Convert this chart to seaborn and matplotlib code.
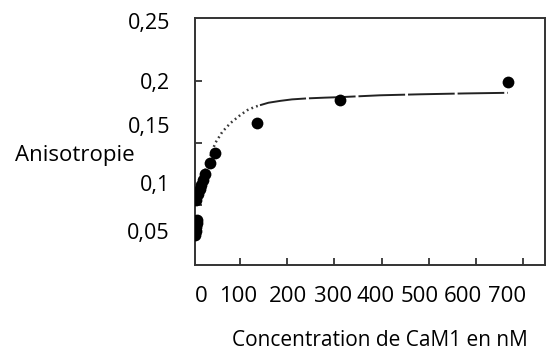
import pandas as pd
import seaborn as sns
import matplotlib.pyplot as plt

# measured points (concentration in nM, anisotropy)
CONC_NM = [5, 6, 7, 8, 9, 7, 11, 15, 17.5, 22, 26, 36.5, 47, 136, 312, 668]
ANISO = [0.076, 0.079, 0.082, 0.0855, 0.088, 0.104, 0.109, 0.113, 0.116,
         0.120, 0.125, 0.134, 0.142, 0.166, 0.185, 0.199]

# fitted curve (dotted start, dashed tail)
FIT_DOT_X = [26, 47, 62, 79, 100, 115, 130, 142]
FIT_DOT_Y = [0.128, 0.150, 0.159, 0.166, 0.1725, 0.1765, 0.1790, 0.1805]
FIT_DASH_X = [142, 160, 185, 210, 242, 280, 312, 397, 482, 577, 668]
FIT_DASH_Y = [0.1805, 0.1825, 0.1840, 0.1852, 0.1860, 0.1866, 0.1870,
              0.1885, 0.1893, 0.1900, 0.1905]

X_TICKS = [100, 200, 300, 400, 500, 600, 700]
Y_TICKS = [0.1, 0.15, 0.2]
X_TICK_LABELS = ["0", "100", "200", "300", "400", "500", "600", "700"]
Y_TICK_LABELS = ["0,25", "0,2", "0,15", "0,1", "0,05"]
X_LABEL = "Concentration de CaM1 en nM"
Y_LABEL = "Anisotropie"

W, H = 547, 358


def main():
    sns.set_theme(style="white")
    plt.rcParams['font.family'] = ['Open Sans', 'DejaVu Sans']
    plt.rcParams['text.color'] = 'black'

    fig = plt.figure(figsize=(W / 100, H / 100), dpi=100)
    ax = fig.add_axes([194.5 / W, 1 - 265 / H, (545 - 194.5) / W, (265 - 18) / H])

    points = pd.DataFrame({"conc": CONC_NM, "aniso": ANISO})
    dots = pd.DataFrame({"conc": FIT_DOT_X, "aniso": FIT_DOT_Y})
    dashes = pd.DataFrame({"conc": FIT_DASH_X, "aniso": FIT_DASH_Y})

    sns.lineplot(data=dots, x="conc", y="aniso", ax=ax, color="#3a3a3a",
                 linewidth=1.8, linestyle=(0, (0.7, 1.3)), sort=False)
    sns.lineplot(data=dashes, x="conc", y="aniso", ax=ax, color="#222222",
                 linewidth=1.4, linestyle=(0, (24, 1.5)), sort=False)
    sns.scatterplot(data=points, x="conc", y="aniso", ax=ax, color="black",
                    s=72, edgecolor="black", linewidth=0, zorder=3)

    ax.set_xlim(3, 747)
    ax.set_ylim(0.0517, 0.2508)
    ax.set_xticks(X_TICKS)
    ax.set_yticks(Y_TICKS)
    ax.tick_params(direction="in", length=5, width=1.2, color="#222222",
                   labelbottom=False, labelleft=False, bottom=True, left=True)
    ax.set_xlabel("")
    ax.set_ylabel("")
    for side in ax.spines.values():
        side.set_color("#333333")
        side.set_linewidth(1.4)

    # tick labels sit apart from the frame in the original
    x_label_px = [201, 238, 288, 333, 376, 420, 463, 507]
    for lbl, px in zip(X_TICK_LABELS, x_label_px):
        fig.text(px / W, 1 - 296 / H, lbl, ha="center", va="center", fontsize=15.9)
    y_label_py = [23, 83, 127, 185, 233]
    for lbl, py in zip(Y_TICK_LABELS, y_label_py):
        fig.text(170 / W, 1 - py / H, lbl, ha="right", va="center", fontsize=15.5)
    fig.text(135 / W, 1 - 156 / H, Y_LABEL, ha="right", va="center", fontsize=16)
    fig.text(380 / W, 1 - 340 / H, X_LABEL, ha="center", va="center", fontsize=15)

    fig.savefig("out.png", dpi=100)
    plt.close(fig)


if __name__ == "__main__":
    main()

### Direction
Repeat the material above in full and exactly, apart from the pictures.

### Correct answer
Convert this chart to seaborn and matplotlib code.
import pandas as pd
import seaborn as sns
import matplotlib.pyplot as plt

# measured points (concentration in nM, anisotropy)
CONC_NM = [5, 6, 7, 8, 9, 7, 11, 15, 17.5, 22, 26, 36.5, 47, 136, 312, 668]
ANISO = [0.076, 0.079, 0.082, 0.0855, 0.088, 0.104, 0.109, 0.113, 0.116,
         0.120, 0.125, 0.134, 0.142, 0.166, 0.185, 0.199]

# fitted curve (dotted start, dashed tail)
FIT_DOT_X = [26, 47, 62, 79, 100, 115, 130, 142]
FIT_DOT_Y = [0.128, 0.150, 0.159, 0.166, 0.1725, 0.1765, 0.1790, 0.1805]
FIT_DASH_X = [142, 160, 185, 210, 242, 280, 312, 397, 482, 577, 668]
FIT_DASH_Y = [0.1805, 0.1825, 0.1840, 0.1852, 0.1860, 0.1866, 0.1870,
              0.1885, 0.1893, 0.1900, 0.1905]

X_TICKS = [100, 200, 300, 400, 500, 600, 700]
Y_TICKS = [0.1, 0.15, 0.2]
X_TICK_LABELS = ["0", "100", "200", "300", "400", "500", "600", "700"]
Y_TICK_LABELS = ["0,25", "0,2", "0,15", "0,1", "0,05"]
X_LABEL = "Concentration de CaM1 en nM"
Y_LABEL = "Anisotropie"

W, H = 547, 358


def main():
    sns.set_theme(style="white")
    plt.rcParams['font.family'] = ['Open Sans', 'DejaVu Sans']
    plt.rcParams['text.color'] = 'black'

    fig = plt.figure(figsize=(W / 100, H / 100), dpi=100)
    ax = fig.add_axes([194.5 / W, 1 - 265 / H, (545 - 194.5) / W, (265 - 18) / H])

    points = pd.DataFrame({"conc": CONC_NM, "aniso": ANISO})
    dots = pd.DataFrame({"conc": FIT_DOT_X, "aniso": FIT_DOT_Y})
    dashes = pd.DataFrame({"conc": FIT_DASH_X, "aniso": FIT_DASH_Y})

    sns.lineplot(data=dots, x="conc", y="aniso", ax=ax, color="#3a3a3a",
                 linewidth=1.8, linestyle=(0, (0.7, 1.3)), sort=False)
    sns.lineplot(data=dashes, x="conc", y="aniso", ax=ax, color="#222222",
                 linewidth=1.4, linestyle=(0, (24, 1.5)), sort=False)
    sns.scatterplot(data=points, x="conc", y="aniso", ax=ax, color="black",
                    s=72, edgecolor="black", linewidth=0, zorder=3)

    ax.set_xlim(3, 747)
    ax.set_ylim(0.0517, 0.2508)
    ax.set_xticks(X_TICKS)
    ax.set_yticks(Y_TICKS)
    ax.tick_params(direction="in", length=5, width=1.2, color="#222222",
                   labelbottom=False, labelleft=False, bottom=True, left=True)
    ax.set_xlabel("")
    ax.set_ylabel("")
    for side in ax.spines.values():
        side.set_color("#333333")
        side.set_linewidth(1.4)

    # tick labels sit apart from the frame in the original
    x_label_px = [201, 238, 288, 333, 376, 420, 463, 507]
    for lbl, px in zip(X_TICK_LABELS, x_label_px):
        fig.text(px / W, 1 - 296 / H, lbl, ha="center", va="center", fontsize=15.9)
    y_label_py = [23, 83, 127, 185, 233]
    for lbl, py in zip(Y_TICK_LABELS, y_label_py):
        fig.text(170 / W, 1 - py / H, lbl, ha="right", va="center", fontsize=15.5)
    fig.text(135 / W, 1 - 156 / H, Y_LABEL, ha="right", va="center", fontsize=16)
    fig.text(380 / W, 1 - 340 / H, X_LABEL, ha="center", va="center", fontsize=15)

    fig.savefig("out.png", dpi=100)
    plt.close(fig)


if __name__ == "__main__":
    main()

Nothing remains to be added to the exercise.